DANGEROUS, Not SAFE: Katarzyna Gójska Challenges Tusk Camp’s Misleading Claims

The SAFE loan is not, and will not, strengthen our security, because its objective is to radically restrict Poland’s policymaking in the sphere of security. No amendments, by which President Nawrocki is evidently being misled, will change that. The issue is not a Polish statute, but the regulations embedded in SAFE at the level of Brussels.

First, the European Commission is granting us a massive loan on terms that remain unclear to Polish citizens. None of us has seen detailed repayment schedules or precise calculations of the credit’s cost, nor do we know how much the EU institutions will profit from it. Second, we are given a strictly defined shelf from which we may purchase. There is no discretion, no freedom to select armaments tailored to our needs and circumstances or, crucially, to our political strategy.

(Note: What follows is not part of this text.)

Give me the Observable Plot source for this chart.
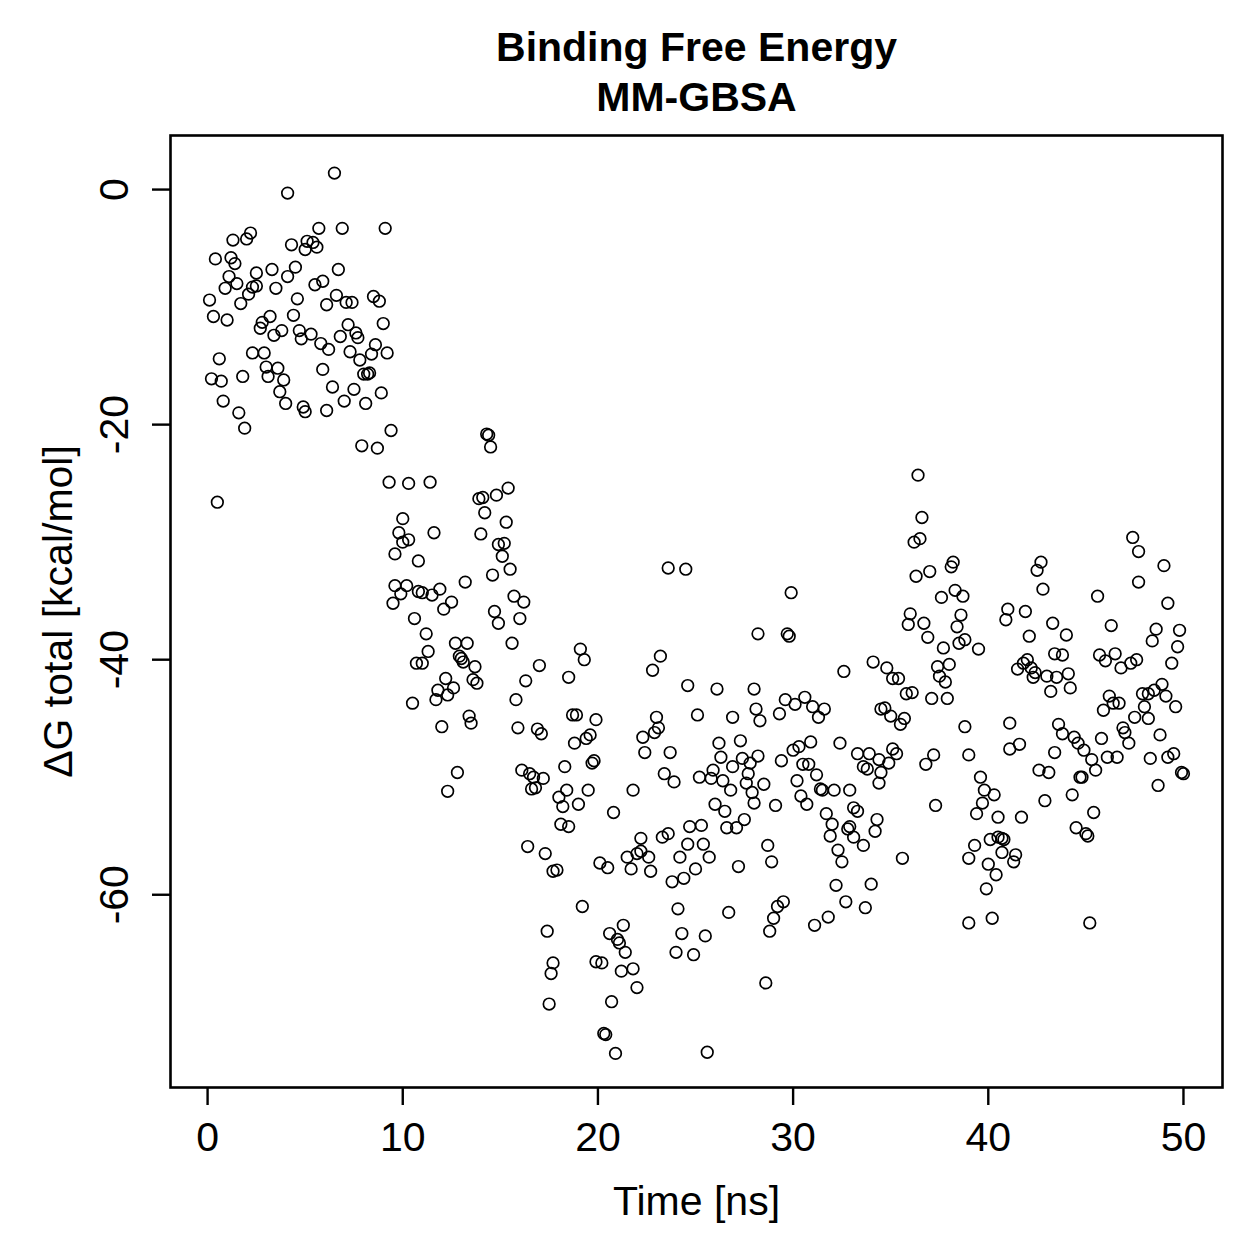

A brief digression is necessary here. It is in the interest of the Republic of Poland to secure a permanent presence of U.S. troops in our country, not a rotational one, but the kind Germany has: a base, soldiers with their families, full military infrastructure, as well as the social facilities for forces stationed from across the Atlantic. A key argument in negotiating such an arrangement is the purchase of weapons from the United States. Yet the SAFE loan offers no such possibility, because American (and Korean) armaments have been removed by Brussels from the list of eligible options.

Interest in acquiring equipment from overseas is neither lobbying nor servility. This is the false accusation with which Tusk’s team seeks to blackmail the opposition and the Presidential Palace. Equipping the Polish army with American hardware (while simultaneously developing domestic production and working on Polish technological solutions) is the most advantageous and rational option, politically as well as purely technically.

There is also a third reason why the SAFE loan should never be accepted: conditionality, which no provision in Polish law can eliminate. Even if Tusk were to append a hundred pages of declarations rejecting this mechanism, they would merely increase the volume of the act, not its substantive value. Conditionality is a whip against Poland and Poles, one that Brussels has already used in connection with the National Recovery Plan (KPO). One would have to be extremely naive to believe that this time it would refrain from doing so, restrained by incantations written into Polish legislation.

The so-called conditionality mechanism essentially means that EU institutions may decide whether SAFE loan installments are disbursed. They can arbitrarily alter the repayment schedule, demand actions from us in any field whatsoever, and release funds already assigned to us according to their own discretion. They can punish Poles for election results that displease the European Commission, impose solutions we do not want, and, in general, interfere most brazenly and ruthlessly in our internal affairs.

In the coming weeks, President Nawrocki will face pressure to give the green light to this loan-and-gag program, which in truth should not be called SAFE but DANGEROUS. The President’s Chancellery, along with the opposition and independent media, will be portrayed in Tusk’s camp’s propaganda as allies of Putin, blocking the development of the Polish Armed Forces and exposing our country to danger. This must be calmly endured and met with a rational rebuttal to this anti-Polish manipulation.

Poland indeed needs a major rearmament effort, requiring hundreds of billions of PLN. But this will be effective only if we ourselves determine the conditions of loans and purchases. If we are not subjected to blackmail by EU politicians of unknown sponsors and motives. If billions are not funneled into dubious ventures managed by politicians from the “13 December coalition,” and if we control the entire process from beginning to end, synchronizing it with our foreign policy.

It is not the case that Poland has nowhere to borrow money for rearmament and that, without SAFE loans, we are incapable of developing our armed forces. As a state, we continuously engage in such borrowing transactions, and no one in the government claims they are harmful. The hysteria surrounding SAFE, the construction of a moral blackmail, SAFE loan, or defenselessness, is a sham designed to subordinate us to the interests of the largest players within the EU.

On this matter, there is no room for compromise. It is a binary choice: either we prioritize independence in expanding Poland’s defense capabilities (exactly as Germany does), or we make ourselves dependent on the interests of others. I deeply hope that President Nawrocki understands this.